- WHAT NEEDS TO BE DONE: Repeat, exactly and only, the lines from the beginning of the data through the line with "(9,542) rectangle (829,710);". Pictures are left out.

** Begin INPUT MATERIAL **

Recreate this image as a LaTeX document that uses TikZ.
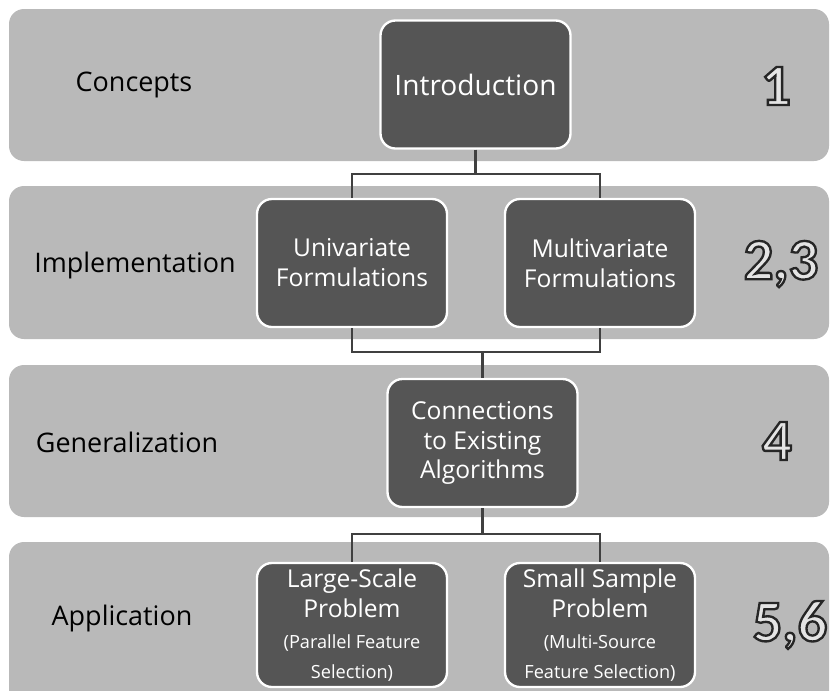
\documentclass[tikz,border=0pt]{standalone}
\usepackage{fontspec}
\setmainfont{Open Sans}
\newfontfamily\numfont{Carlito Bold}
\usepackage{xcolor}
\usetikzlibrary{positioning}

\definecolor{bandgray}{HTML}{B9B9B9}
\definecolor{boxgray}{HTML}{555555}
\definecolor{linkgray}{HTML}{404040}
\definecolor{numfill}{HTML}{E4E4E4}

\newcommand{\subfnt}{\fontsize{15.5}{19.5}\selectfont}
% hollow digits: fill light, stroke dark
\newcommand{\hollow}[1]{\textcolor{numfill}{\special{pdf:literal direct 2 Tr 2 w 0.15 G}#1\special{pdf:literal direct 0 Tr}}}

\begin{document}
\begin{tikzpicture}[x=0.03cm,y=-0.03cm,
    band/.style={fill=bandgray,rounded corners=0.45cm},
    topic/.style={font=\fontsize{23}{27}\selectfont},
    box/.style={draw=white,line width=2pt,fill=boxgray,rounded corners=0.45cm,
        text=white,align=center,minimum width=5.7cm,minimum height=3.84cm,
        inner sep=2pt,font=\fontsize{21}{25.5}\selectfont},
    chap/.style={font=\numfont\fontsize{50}{54}\selectfont},
    link/.style={draw=linkgray,line width=2.5pt}]

\useasboundingbox (0,0) rectangle (831,690);

%bands
\fill[band] (9,9) rectangle (829,161);
\fill[band] (9,186) rectangle (829,339);
\fill[band] (9,365) rectangle (829,517);
\fill[band] (9,542) rectangle (829,710);

%topics
\node[topic] (concepts) at (134,85) {Concepts};
\node[topic] (implem) at (135,265) {Implementation};
\node[topic] (general) at (127,442) {Generalization};
\node[topic] (applic) at (122,618) {Application};

%boxes
\node[box,font=\fontsize{24}{28}\selectfont] (intro) at (475.5,84.5) {Introduction};
\node[box] (univ) at (352,263) {Univariate\\Formulations};
\node[box] (multi) at (600,263) {Multivariate\\Formulations};
\node[box] (conn) at (482.5,443) {Connections\\to Existing\\Algorithms};
\node[box,minimum height=3.72cm] (large) at (352,625)
    {Large-Scale\\Problem\\[1pt]\subfnt (Parallel Feature\\\subfnt Selection)};
\node[box,minimum height=3.72cm] (small) at (600,625)
    {Small Sample\\Problem\\[1pt]\subfnt (Multi-Source\\\subfnt Feature Selection)};

%chapters
\node[chap] (ch1) at (776,86) {\hollow{1}};
\node[chap] (ch23) at (781,264) {\hollow{2,3}};
\node[chap] (ch4) at (777,441) {\hollow{4}};
\node[chap] (ch56) at (790,625) {\hollow{5,6}};

%links
\coordinate (j1) at (0,174);
\coordinate (j2) at (0,352);
\coordinate (j3) at (0,534);

\draw[link] (intro.south) -- (intro.south |- j1);
\draw[link] (univ.north) |- (intro.south |- j1) -| (multi.north);

\draw[link] (univ.south) |- (conn.north |- j2) -| (multi.south);
\draw[link] (conn.north |- j2) -- (conn.north);

\draw[link] (conn.south) -- (conn.south |- j3);
\draw[link] (large.north) |- (conn.south |- j3) -| (small.north);

\end{tikzpicture}
\end{document}
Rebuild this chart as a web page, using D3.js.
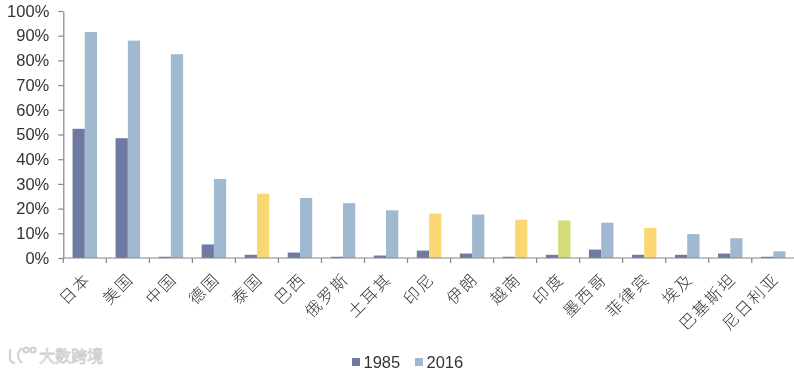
<!DOCTYPE html>
<html>
<head>
<meta charset="utf-8">
<script src="https://cdn.jsdelivr.net/npm/d3@7"></script>
<style>
  html, body { margin: 0; padding: 0; background: #fff; }
  svg { display: block; }
  text { font-family: "Liberation Sans", Arial, sans-serif; fill: #333; }
  .cat { filter: grayscale(1); }
  .cat text { font-family: "Noto Sans CJK SC", sans-serif; font-weight: 300; fill: #333; }
  .plain { filter: grayscale(1); }
</style>
</head>
<body>
<svg width="794" height="371" viewBox="0 0 794 371"></svg>
<script>
const categories = ['日本', '美国', '中国', '德国', '泰国', '巴西', '俄罗斯', '土耳其', '印尼', '伊朗', '越南', '印度', '墨西哥', '菲律宾', '埃及', '巴基斯坦', '尼日利亚']
const values1985 = [52.3, 48.5, 0.5, 5.5, 1.3, 2.2, 0.5, 1, 3, 1.8, 0.5, 1.3, 3.4, 1.3, 1.3, 1.8, 0.5]
const values2016 = [91.5, 88, 82.5, 32, 26, 24.3, 22.2, 19.3, 18, 17.6, 15.5, 15.2, 14.3, 12.2, 9.7, 8, 2.7]
const groups2016 = ['b', 'b', 'b', 'b', 'y', 'b', 'b', 'b', 'y', 'b', 'y', 'g', 'b', 'y', 'b', 'b', 'b']
const yTicks = [0, 10, 20, 30, 40, 50, 60, 70, 80, 90, 100]
const seriesNames = ['1985', '2016']

const color1985 = '#6f7aa3'
const colors2016 = { b: '#a0b9d0', y: '#fbd774', g: '#d4dc7a' }
const axisColor = '#868686'

const svg = d3.select('svg')
const margin = { top: 11, left: 63.3, bottom: 113, right: 0 }
const width = 794
const height = 371

const x = d3.scaleBand()
  .domain(categories)
  .range([margin.left, margin.left + 43.03 * categories.length])
  .paddingInner(0.43)
  .paddingOuter(0.215)

const y = d3.scaleLinear().domain([0, 100]).range([height - margin.bottom, margin.top])

const barW = x.bandwidth() / 2

const rows = categories.map((c, i) => ({ c, a: values1985[i], b: values2016[i], g: groups2016[i] }))

svg.append('g').selectAll('rect').data(rows).join('rect')
  .attr('x', d => x(d.c))
  .attr('y', d => y(d.a))
  .attr('width', barW)
  .attr('height', d => y(0) - y(d.a))
  .attr('fill', color1985)

svg.append('g').selectAll('rect').data(rows).join('rect')
  .attr('x', d => x(d.c) + barW)
  .attr('y', d => y(d.b))
  .attr('width', barW)
  .attr('height', d => y(0) - y(d.b))
  .attr('fill', d => colors2016[d.g])

// y axis
const yAxis = svg.append('g')
  .attr('class', 'plain')
  .attr('transform', `translate(${margin.left},0)`)
  .call(d3.axisLeft(y).tickValues(yTicks).tickFormat(n => `${n}%`).tickSize(5).tickPadding(9).tickSizeOuter(0))
yAxis.selectAll('path, line').attr('stroke', axisColor).attr('stroke-width', 1.2)
yAxis.selectAll('text').attr('font-size', 16.5).style('font-family', '"Liberation Sans", Arial, sans-serif').attr('fill', '#333')

// x axis, ticks sit between the categories
const tickX = d => x(d) - (x.step() - x.bandwidth()) / 2
const xAxis = svg.append('g').attr('transform', `translate(0,${y(0)})`)
xAxis.append('line')
  .attr('x1', margin.left).attr('x2', width)
  .attr('stroke', axisColor).attr('stroke-width', 1.2)
xAxis.selectAll('line.tick').data(categories).join('line')
  .attr('class', 'tick')
  .attr('x1', tickX)
  .attr('x2', tickX)
  .attr('y1', 0).attr('y2', 5)
  .attr('stroke', axisColor).attr('stroke-width', 1.2)

const labels = svg.append('g').attr('class', 'cat')
labels.selectAll('text').data(categories).join('text')
  .attr('text-anchor', 'end')
  .attr('font-size', 16)
  .attr('letter-spacing', 2)
  .attr('transform', d => `translate(${x(d) + x.bandwidth() / 2 + 7},${y(0) + 22}) rotate(-45)`)
  .text(d => d)

// legend
const legendItems = [
  { name: seriesNames[0], color: color1985, x: 352 },
  { name: seriesNames[1], color: colors2016.b, x: 415 }
]
const legend = svg.append('g').selectAll('g').data(legendItems).join('g')
  .attr('transform', d => `translate(${d.x},362)`)
legend.append('rect')
  .attr('width', 8).attr('height', 8).attr('y', -4)
  .attr('fill', d => d.color)
legend.append('text')
  .attr('class', 'plain')
  .attr('x', 11.5).attr('y', 6)
  .attr('font-size', 16.5)
  .text(d => d.name)

// watermark
const mark = svg.append('g').attr('fill', 'none').attr('stroke', '#cfcfcf').attr('stroke-width', 2)
mark.append('path').attr('d', 'M10 349 V358 Q10 363 15 363 M22 348 Q14 355 22 363')
mark.append('circle').attr('cx', 26).attr('cy', 350).attr('r', 2.5)
mark.append('circle').attr('cx', 33).attr('cy', 350).attr('r', 2.5)
svg.append('text')
  .attr('x', 39).attr('y', 362)
  .attr('font-size', 16)
  .style('font-family', '"Noto Sans CJK SC", sans-serif')
  .style('fill', '#fff')
  .attr('stroke', '#cdcdcd')
  .attr('stroke-width', 0.8)
  .text('大数跨境')
</script>
</body>
</html>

** End INPUT MATERIAL **

- SOLVED EXERCISE:
Recreate this image as a LaTeX document that uses TikZ.
\documentclass[tikz,border=0pt]{standalone}
\usepackage{fontspec}
\setmainfont{Open Sans}
\newfontfamily\numfont{Carlito Bold}
\usepackage{xcolor}
\usetikzlibrary{positioning}

\definecolor{bandgray}{HTML}{B9B9B9}
\definecolor{boxgray}{HTML}{555555}
\definecolor{linkgray}{HTML}{404040}
\definecolor{numfill}{HTML}{E4E4E4}

\newcommand{\subfnt}{\fontsize{15.5}{19.5}\selectfont}
% hollow digits: fill light, stroke dark
\newcommand{\hollow}[1]{\textcolor{numfill}{\special{pdf:literal direct 2 Tr 2 w 0.15 G}#1\special{pdf:literal direct 0 Tr}}}

\begin{document}
\begin{tikzpicture}[x=0.03cm,y=-0.03cm,
    band/.style={fill=bandgray,rounded corners=0.45cm},
    topic/.style={font=\fontsize{23}{27}\selectfont},
    box/.style={draw=white,line width=2pt,fill=boxgray,rounded corners=0.45cm,
        text=white,align=center,minimum width=5.7cm,minimum height=3.84cm,
        inner sep=2pt,font=\fontsize{21}{25.5}\selectfont},
    chap/.style={font=\numfont\fontsize{50}{54}\selectfont},
    link/.style={draw=linkgray,line width=2.5pt}]

\useasboundingbox (0,0) rectangle (831,690);

%bands
\fill[band] (9,9) rectangle (829,161);
\fill[band] (9,186) rectangle (829,339);
\fill[band] (9,365) rectangle (829,517);
\fill[band] (9,542) rectangle (829,710);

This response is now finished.